→ WHAT YOU WILL DO
Without the pictures, retype exactly the lines from the top of the entries below through the line that contains "import plotly.graph_objects as go".

[Code that draws figures]
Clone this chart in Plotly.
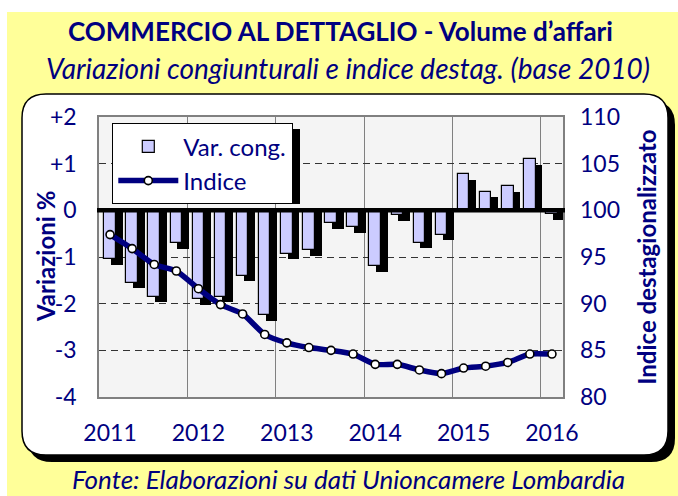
import plotly.graph_objects as go

# ---------------- data ----------------
quarters = ["2011-T1", "2011-T2", "2011-T3", "2011-T4",
            "2012-T1", "2012-T2", "2012-T3", "2012-T4",
            "2013-T1", "2013-T2", "2013-T3", "2013-T4",
            "2014-T1", "2014-T2", "2014-T3", "2014-T4",
            "2015-T1", "2015-T2", "2015-T3", "2015-T4",
            "2016-T1"]
var_cong = [-1.05, -1.55, -1.85, -0.70, -1.90, -1.85, -1.40, -2.25,
            -0.93, -0.85, -0.27, -0.36, -1.20, -0.11, -0.69, -0.52,
            0.78, 0.40, 0.52, 1.09, -0.08]
indice = [97.4, 95.9, 94.2, 93.5, 91.6, 89.9, 88.9, 86.7,
          85.8, 85.3, 85.0, 84.6, 83.5, 83.5, 82.9, 82.5,
          83.1, 83.3, 83.7, 84.6, 84.6]
year_labels = ["2011", "2012", "2013", "2014", "2015", "2016"]
left_ticks = [-4, -3, -2, -1, 0, 1, 2]
left_ticktext = ["-4", "-3", "-2", "-1", "0", "+1", "+2"]
right_ticks = [80, 85, 90, 95, 100, 105, 110]

# ---------------- geometry helpers ----------------
W, H = 678, 496
L, R, T, B = 99, 563, 117, 397
PW, PH = R - L, B - T


def px(x):
    return (x - L) / PW


def py(y):
    return (B - y) / PH


def rounded_path(x0, y0, x1, y1, r):
    pts = [f"M {px(x0 + r)},{py(y0)}",
           f"L {px(x1 - r)},{py(y0)}",
           f"Q {px(x1)},{py(y0)} {px(x1)},{py(y0 + r)}",
           f"L {px(x1)},{py(y1 - r)}",
           f"Q {px(x1)},{py(y1)} {px(x1 - r)},{py(y1)}",
           f"L {px(x0 + r)},{py(y1)}",
           f"Q {px(x0)},{py(y1)} {px(x0)},{py(y1 - r)}",
           f"L {px(x0)},{py(y0 + r)}",
           f"Q {px(x0)},{py(y0)} {px(x0 + r)},{py(y0)}",
           "Z"]
    return " ".join(pts)


NAVY = "#000080"
FONT = "Lato"

xpos = list(range(len(quarters)))
year_idx = [quarters.index(y + "-T1") for y in year_labels]
boundaries = [i - 0.5 for i in year_idx if i > 0]

bar_w = 0.52
shadow_dx = 0.31
shadow_dy = 0.12
shadow_vals = [v - shadow_dy for v in var_cong]

fig = go.Figure()

fig.add_trace(go.Bar(
    x=xpos, y=shadow_vals, width=bar_w, offset=-bar_w / 2 + shadow_dx,
    marker=dict(color="black", line=dict(width=0)),
    showlegend=False, hoverinfo="skip", name="ombra"))

fig.add_trace(go.Bar(
    x=xpos, y=var_cong, width=bar_w, offset=-bar_w / 2,
    marker=dict(color="#CCCCFF", line=dict(color="black", width=1.2)),
    name="Var. cong.", hovertext=quarters))

fig.add_trace(go.Scatter(
    x=xpos, y=indice, yaxis="y2", mode="lines+markers",
    line=dict(color=NAVY, width=5.5, shape="spline", smoothing=0.6),
    marker=dict(size=8, color="white", line=dict(color="black", width=1.6)),
    name="Indice", hovertext=quarters))

# legend box (pixels) for its drop shadow
LEG_X0, LEG_Y0, LEG_X1, LEG_Y1 = 112, 123, 294, 198

shapes = [
    dict(type="rect", xref="paper", yref="paper", x0=px(7), x1=px(680), y0=py(12), y1=py(498),
         fillcolor="#FFFF99", line=dict(width=0), layer="below"),
    dict(type="path", xref="paper", yref="paper", path=rounded_path(28, 101, 675, 462, 24),
         fillcolor="black", line=dict(width=0), layer="below"),
    dict(type="path", xref="paper", yref="paper", path=rounded_path(22, 94, 668, 455, 24),
         fillcolor="white", line=dict(color="black", width=1.5), layer="below"),
    dict(type="rect", xref="paper", yref="paper", x0=0, x1=1, y0=0, y1=1,
         fillcolor="#F4F4F4", line=dict(width=0), layer="below"),
    dict(type="line", xref="paper", yref="y", x0=px(97), x1=px(565), y0=0, y1=0,
         line=dict(color="black", width=4.5), layer="above"),
    dict(type="rect", xref="paper", yref="paper",
         x0=px(LEG_X0 + 6), x1=px(LEG_X1 + 6), y0=py(LEG_Y0 + 6), y1=py(LEG_Y1 + 6),
         fillcolor="black", line=dict(width=0), layer="above"),
]

annotations = [
    dict(text="<b>COMMERCIO AL DETTAGLIO - Volume d’affari</b>", x=px(340), y=py(31),
         xref="paper", yref="paper", showarrow=False, xanchor="center", yanchor="middle",
         font=dict(family=FONT, size=26, color=NAVY)),
    dict(text="<i>Variazioni congiunturali e indice destag. (base 2010)</i>", x=px(348), y=py(68),
         xref="paper", yref="paper", showarrow=False, xanchor="center", yanchor="middle",
         font=dict(family=FONT, size=28, color=NAVY)),
    dict(text="<i>Fonte: Elaborazioni su dati Unioncamere Lombardia</i>", x=px(348), y=py(497),
         xref="paper", yref="paper", showarrow=False, xanchor="center", yanchor="bottom",
         font=dict(family=FONT, size=26, color=NAVY)),
    dict(text="<b>Variazioni %</b>", x=px(45), y=py(257), textangle=-90,
         xref="paper", yref="paper", showarrow=False, xanchor="center", yanchor="middle",
         font=dict(family=FONT, size=24, color=NAVY)),
]

fig.update_layout(
    width=W, height=H, autosize=False,
    margin=dict(l=L, r=W - R, t=T, b=H - B),
    paper_bgcolor="white", plot_bgcolor="rgba(0,0,0,0)",
    barmode="overlay", bargap=0,
    font=dict(family=FONT, color=NAVY, size=23),
    shapes=shapes, annotations=annotations,
    legend=dict(x=px(LEG_X0), y=py(LEG_Y0), xanchor="left", yanchor="top",
                bgcolor="white", bordercolor="black", borderwidth=1.3,
                font=dict(family=FONT, size=24, color=NAVY),
                itemwidth=60, tracegroupgap=0),
    xaxis=dict(range=[-0.5, len(quarters) - 0.5], tickmode="array",
               tickvals=year_idx, ticktext=year_labels, showgrid=False,
               ticks="", ticklabelstandoff=15, zeroline=False, automargin=False,
               showline=True, mirror=True, linecolor="#808080", linewidth=1.5,
               tickfont=dict(size=23, color=NAVY),
               minor=dict(tickmode="array", tickvals=boundaries, showgrid=True,
                          gridcolor="#808080", gridwidth=1, ticks="")),
    yaxis=dict(range=[-4, 2], tickmode="array", tickvals=left_ticks, ticktext=left_ticktext,
               showgrid=False, zeroline=False, ticks="", ticklabelstandoff=16, automargin=False,
               showline=True, mirror=True, linecolor="#808080", linewidth=1.5,
               tickfont=dict(size=23, color=NAVY),
               minor=dict(tickmode="array", tickvals=[-3, -2, -1, 1], showgrid=True,
                          gridcolor="#333333", gridwidth=1, griddash="7px,5px", ticks="")),
    yaxis2=dict(range=[80, 110], overlaying="y", side="right", tickmode="array",
                tickvals=right_ticks, showgrid=False, zeroline=False, ticks="",
                ticklabelstandoff=16, showline=False, automargin=False,
                tickfont=dict(size=23, color=NAVY),
                title=dict(text="<b>Indice destagionalizzato</b>", standoff=20,
                           font=dict(family=FONT, size=24, color=NAVY))),
)

fig.write_html("out.html", config={"displayModeBar": False},
               post_script="document.body.style.margin='0';")
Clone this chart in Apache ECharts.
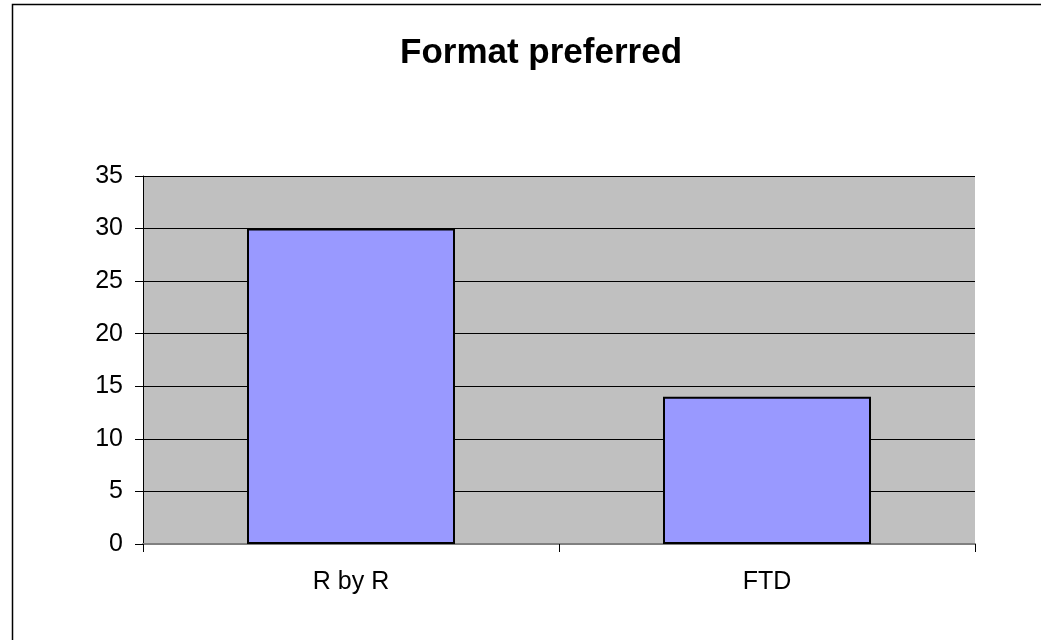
<!DOCTYPE html>
<html>
<head>
<meta charset="utf-8">
<script src="https://cdn.jsdelivr.net/npm/echarts@6/dist/echarts.min.js"></script>
<style>
html,body{margin:0;padding:0;background:#fff;}
#chart{width:1041px;height:640px;}
</style>
</head>
<body>
<div id="chart"></div>
<script>
const titleText = "Format preferred";
const categories = ["R by R", "FTD"];
const values = [30, 14];
const yTicks = { min: 0, max: 35, interval: 5 };

const chart = echarts.init(document.getElementById('chart'), null, { renderer: 'canvas' });
const FONT = '"Liberation Sans", Arial, sans-serif';
chart.setOption({
  backgroundColor: '#ffffff',
  animation: false,
  title: {
    text: titleText,
    left: 400,
    top: 36,
    padding: 0,
    textStyle: { fontFamily: FONT, fontSize: 35, fontWeight: 'bold', color: '#000' }
  },
  graphic: [{
    type: 'rect',
    shape: { x: 12.5, y: 4.5, width: 1200, height: 800 },
    style: { fill: 'none', stroke: '#000', lineWidth: 1.5 },
    silent: true,
    z: 100
  }],
  grid: { left: 143, right: 66, top: 176, bottom: 96, show: true, backgroundColor: '#c0c0c0', borderWidth: 0 },
  xAxis: {
    type: 'category',
    data: categories,
    boundaryGap: true,
    axisLine: { show: true, lineStyle: { color: '#808080', width: 2 } },
    axisTick: { show: true, length: 8, lineStyle: { color: '#000', width: 1 } },
    axisLabel: { margin: 26, fontFamily: FONT, fontSize: 25, color: '#000' },
    splitLine: { show: false }
  },
  yAxis: {
    type: 'value',
    min: yTicks.min, max: yTicks.max, interval: yTicks.interval,
    axisLine: { show: true, lineStyle: { color: '#000', width: 1 } },
    axisTick: { show: true, length: 8, lineStyle: { color: '#000', width: 1 } },
    axisLabel: { margin: 20, fontFamily: FONT, fontSize: 25, color: '#000' },
    splitLine: { show: true, lineStyle: { color: '#000', width: 1 } }
  },
  series: [{
    type: 'bar',
    data: values,
    barWidth: '50%',
    itemStyle: { color: '#9999ff', borderColor: '#000', borderWidth: 2 }
  }]
});
</script>
</body>
</html>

→ TASK OUTPUT
Clone this chart in Plotly.
import plotly.graph_objects as go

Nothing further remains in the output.